Con esos referentes me acerco a Súper 8 con mínimo entusiasmo, mosqueado por la abrumadora promoción publicitaria con la que Steven Spielberg rodea a sus mimadas producciones. Los prejuicios me duran poco. A los 15 minutos constato que la historia de Abrams, guionista y director de esta película tan bonita, me tiene seducido. Aunque Spielberg se limite aparentemente a producir, notas que esa pandilla de críos en un pueblo siderúrgico a finales de los años setenta llevan el fascinante sello, los sentimientos, el encanto y la credibilidad de los inolvidables niños de E. T., el extraterrestre y de Encuentros en la tercera fase. Y deduces que si ese universo no lo ha creado el propio Spielberg, lo ha hecho alguien que siente veneración hacia algunas de sus historias, que se ha empapado de ellas, que logra volver a contarlas sin el menor rasgo de impostura. También comparte sus obsesiones ancestrales, como su certeza o su esperanza de que existan otros seres en el sistema planetario y que no sea excesivamente problemático comunicarse con ellos. Bueno, eso tampoco es exacto. Ese conocimiento era muy grato para los personajes que interpretaban Richard Drey-fuss y François Truffaut o para los niños que daban cobijo y amor al muy perdido E. T., pero esa fraternidad con los exóticos visitantes se iba al infierno con los salvajes invasores de La guerra de los mundos. Normal. En todas partes hay seres encantadores y malos bichos. No hace falta tener que constatarlo en Plutón o Urano, incluso en los ignotos lugares más allá del sistema solar. O dándose una vuelta por la comunidad de vecinos.
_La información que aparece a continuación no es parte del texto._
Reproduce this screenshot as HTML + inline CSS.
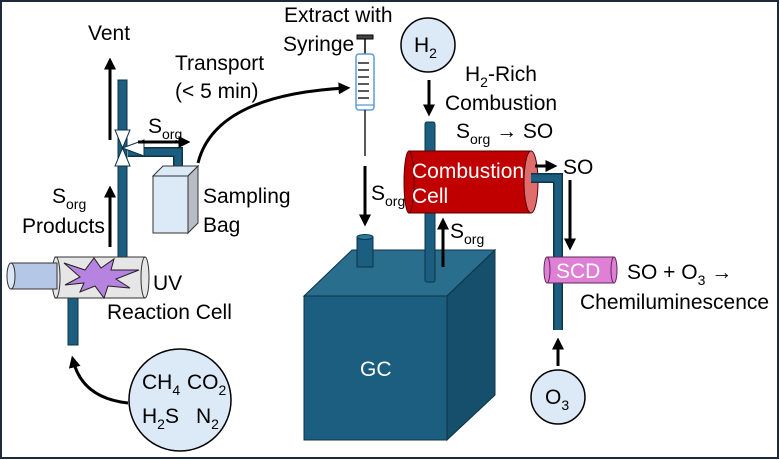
<!DOCTYPE html>
<html><head><meta charset="utf-8"><style>
html,body{margin:0;padding:0;background:#fff}
svg{display:block}
text{font-family:"Liberation Sans",sans-serif;font-size:21px;fill:#000}
</style></head><body>
<svg width="780" height="460" viewBox="0 0 780 460">
<defs>
<marker id="ah" markerWidth="4" markerHeight="4" refX="2.5" refY="2" orient="auto" markerUnits="strokeWidth"><path d="M0,0 L4,2 L0,4 z" fill="#000"/></marker>
</defs>
<rect x="1" y="1" width="777" height="457" fill="#fff" stroke="#1c2a3a" stroke-width="2"/>

<!-- left pipes -->
<rect x="118" y="80" width="9" height="180" fill="#1b5e80" stroke="#0d3347" stroke-width="1"/>
<path d="M128,152 H178 V172" fill="none" stroke="#0d3347" stroke-width="10"/>
<path d="M128,152 H178 V172" fill="none" stroke="#1b5e80" stroke-width="7"/>
<!-- valve -->
<path d="M115,130 L130,130 L122.5,148 Z M115,166 L130,166 L122.5,148 Z M144,140 L144,156 L122.5,148 Z" fill="#fff" stroke="#0d3347" stroke-width="1"/>
<!-- vent arrow -->
<line x1="110" y1="140" x2="110" y2="62" stroke="#000" stroke-width="3" marker-end="url(#ah)"/>
<text x="88" y="40">Vent</text>
<line x1="138" y1="142" x2="186" y2="142" stroke="#000" stroke-width="3" marker-end="url(#ah)"/>
<text x="148" y="133">S<tspan font-size="14" dy="6">org</tspan></text>
<!-- bag -->
<path d="M153,176 L163,166 L198,166 L188,176 Z" fill="#dce9f7" stroke="#333" stroke-width="1"/>
<path d="M188,176 L198,166 L198,223 L188,233 Z" fill="#b8bcc4" stroke="#333" stroke-width="1"/>
<rect x="153" y="176" width="35" height="57" fill="#dce9f7" stroke="#333" stroke-width="1"/>
<text x="203" y="203">Sampling</text>
<text x="203" y="232">Bag</text>
<!-- Sorg products -->
<line x1="110" y1="247" x2="110" y2="190" stroke="#000" stroke-width="3" marker-end="url(#ah)"/>
<text x="52" y="203">S<tspan font-size="14" dy="6">org</tspan></text>
<text x="22" y="233">Products</text>
<!-- lower pipe -->
<rect x="68" y="295" width="10" height="50" fill="#1b5e80" stroke="#0d3347" stroke-width="1"/>
<!-- UV cell -->
<rect x="55" y="257" width="90" height="41" fill="#e6e6e6" stroke="#333" stroke-width="1"/>
<ellipse cx="145" cy="277.5" rx="4" ry="20.5" fill="#e6e6e6" stroke="#333" stroke-width="1"/>
<ellipse cx="56" cy="277.5" rx="4" ry="20.5" fill="#e6e6e6" stroke="#333" stroke-width="1"/>
<rect x="11" y="263" width="46" height="26" fill="#b4c7e7" stroke="#333" stroke-width="1"/>
<ellipse cx="11" cy="276" rx="4" ry="13" fill="#dce6f5" stroke="#333" stroke-width="1"/>
<path d="M64,263 L85,270 L94,258 L101,268 L114,259 L111,270 L139,270 L116,279 L130,288 L108,286 L104,298 L95,286 L80,292 L84,283 L65,285 L80,277 Z" fill="#b783e0" stroke="#222" stroke-width="1"/>
<text x="153" y="290">UV</text>
<text x="107" y="319">Reaction Cell</text>
<!-- gas circle -->
<circle cx="180" cy="400" r="51" fill="#dce9f7" stroke="#000" stroke-width="1.5"/>
<text x="142" y="389">CH<tspan font-size="14" dy="6">4</tspan></text>
<text x="187" y="389">CO<tspan font-size="14" dy="6">2</tspan></text>
<text x="142" y="423">H<tspan font-size="14" dy="6">2</tspan><tspan dy="-6">S</tspan></text>
<text x="196" y="423">N<tspan font-size="14" dy="6">2</tspan></text>
<path d="M128,403 Q82,398 73,360" fill="none" stroke="#000" stroke-width="3" marker-end="url(#ah)"/>
<!-- transport -->
<text x="175" y="70">Transport</text>
<text x="175" y="98">(&lt; 5 min)</text>
<path d="M198,163 Q215,95 346,88" fill="none" stroke="#000" stroke-width="3" marker-end="url(#ah)"/>
<!-- syringe -->
<text x="284" y="22">Extract with</text>
<text x="283" y="51">Syringe</text>
<rect x="357" y="35" width="16" height="4" fill="#444" stroke="#000" stroke-width="1"/>
<line x1="365" y1="39" x2="365" y2="54" stroke="#000" stroke-width="1.5"/>
<rect x="356" y="54" width="18" height="56" rx="3" fill="#fff" stroke="#5b9bd5" stroke-width="1.5"/>
<g stroke="#000" stroke-width="1.3"><line x1="358" y1="63" x2="369" y2="63"/><line x1="358" y1="70" x2="369" y2="70"/><line x1="358" y1="77" x2="369" y2="77"/><line x1="358" y1="84" x2="369" y2="84"/><line x1="358" y1="91" x2="369" y2="91"/><line x1="358" y1="98" x2="369" y2="98"/><line x1="356" y1="105" x2="374" y2="105" stroke="#5b9bd5"/></g>
<line x1="365" y1="110" x2="365" y2="156" stroke="#000" stroke-width="1.3"/>
<line x1="365" y1="166" x2="365" y2="222" stroke="#000" stroke-width="3" marker-end="url(#ah)"/>
<text x="371" y="200">S<tspan font-size="14" dy="6">org</tspan></text>
<!-- GC -->
<path d="M304,296 L352,250 L495,250 L447,296 Z" fill="#2a6e8e" stroke="#0d3347" stroke-width="1"/>
<path d="M447,296 L495,250 L495,395 L447,440 Z" fill="#164f6b" stroke="#0d3347" stroke-width="1"/>
<rect x="304" y="296" width="143" height="144" fill="#1b5e80" stroke="#0d3347" stroke-width="1"/>
<text x="360" y="376" style="fill:#fff">GC</text>
<rect x="357" y="237" width="16" height="30" fill="#1b5e80" stroke="#0d3347" stroke-width="1"/>
<ellipse cx="365" cy="237" rx="8" ry="2.5" fill="#2a7aa0" stroke="#0d3347" stroke-width="1"/>
<!-- combustion pipe -->
<rect x="425" y="122" width="10" height="160" rx="2" fill="#1b5e80" stroke="#0d3347" stroke-width="1"/>
<circle cx="428" cy="45" r="27" fill="#dce9f7" stroke="#000" stroke-width="1.5"/>
<text x="414" y="52">H<tspan font-size="14" dy="6">2</tspan></text>
<line x1="429" y1="80" x2="429" y2="112" stroke="#000" stroke-width="3" marker-end="url(#ah)"/>
<text x="465" y="81">H<tspan font-size="14" dy="6">2</tspan><tspan dy="-6">-Rich</tspan></text>
<text x="445" y="110">Combustion</text>
<text x="456" y="138">S<tspan font-size="14" dy="6">org</tspan><tspan dy="-6"> → SO</tspan></text>
<!-- combustion cell -->
<rect x="409" y="151" width="122" height="62" fill="#c00000" stroke="#5a0000" stroke-width="1"/>
<ellipse cx="409" cy="182" rx="5" ry="31" fill="#c00000" stroke="#5a0000" stroke-width="1"/>
<ellipse cx="531" cy="182" rx="7" ry="31" fill="#e06c6c" stroke="#5a0000" stroke-width="1"/>
<text x="412" y="178" style="fill:#fff">Combustion</text>
<text x="412" y="203" style="fill:#fff">Cell</text>
<line x1="443" y1="267" x2="443" y2="222" stroke="#000" stroke-width="3" marker-end="url(#ah)"/>
<text x="450" y="238">S<tspan font-size="14" dy="6">org</tspan></text>
<line x1="535" y1="166" x2="553" y2="166" stroke="#000" stroke-width="3" marker-end="url(#ah)"/>
<text x="563" y="174">SO</text>
<!-- SO pipe -->
<path d="M531,178 H558 V330" fill="none" stroke="#0d3347" stroke-width="10"/>
<path d="M531,178 H558 V330" fill="none" stroke="#1b5e80" stroke-width="7"/>
<line x1="570" y1="180" x2="570" y2="246" stroke="#000" stroke-width="3" marker-end="url(#ah)"/>
<!-- SCD -->
<rect x="547" y="257" width="67" height="26" fill="#e07fd6" stroke="#5a2a55" stroke-width="1"/>
<ellipse cx="547" cy="270" rx="3" ry="13" fill="#e07fd6" stroke="#5a2a55" stroke-width="1"/>
<ellipse cx="614" cy="270" rx="3" ry="13" fill="#e07fd6" stroke="#5a2a55" stroke-width="1"/>
<text x="556" y="278" style="fill:#fff">SCD</text>
<text x="627" y="279">SO + O<tspan font-size="14" dy="6">3</tspan><tspan dy="-6"> →</tspan></text>
<text x="580" y="309">Chemiluminescence</text>
<line x1="558" y1="366" x2="558" y2="342" stroke="#000" stroke-width="3" marker-end="url(#ah)"/>
<circle cx="558" cy="397" r="27" fill="#dce9f7" stroke="#000" stroke-width="1.5"/>
<text x="545" y="404">O<tspan font-size="14" dy="6">3</tspan></text>
</svg>
</body></html>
Los niños de Súper 8, amigos desde la guardería, están empeñados en rodar una película de zombis utilizando esa cámara rudimentaria, con las labores y las capacidades de cada uno bien definidas. No hace falta rastrear demasiado en las aficiones de estos precoces artistas para deducir que en su personalidad tanto Abrams como Spielberg han volcado muchos datos autobiográficos. Y entre esos críos hay de todo, incluido algo tan humano y enternecedor como que el muy orondo director del invento le ofrezca el papel protagonista a la inalcanzable princesa de sus sueños. O que exista mucho dolor en algunos de ellos porque a edad tan temprana ya sepan cómo martiriza la pérdida y la imposibilidad de expresársela a los seres más cercanos. O que la amistad, el conocimiento mutuo, la intuición de los estados anímicos del otro, sea adulta, generosa y profunda. La pandilla cinéfila descubrirá que el escenario en el que están filmando va a tener la imprevista y lírica suerte de que un tren se dirija en la noche hacia donde ellos están. Lo que no han calculado es que ese enigmático tren puede contener el infierno, la pegajosa cercanía del miedo, la constatación de que esa cosa más o menos llevadera denominada realidad se transforma y amenaza, que todo es ilógico, misterioso y sombrío.
Nada te suena a nuevo en Súper 8, pero el pastiche resulta admirable. Es una película con personalidad, fuerza, matices y corazón en la que nunca me asalta la tentación de mirar el reloj. Su visión de la infancia también me recuerda el tono de la magnífica Cuenta conmigo. Y tienes la contagiosa sensación de que Spielberg y Abrams han disfrutado haciéndola. Solo respondo de la autenticidad de esos niños oyéndolos en versión original. Los doblajes de críos o de jóvenes airados me suelen alterar los nervios más de lo normal. Esas voces casi siempre suenan a falsas.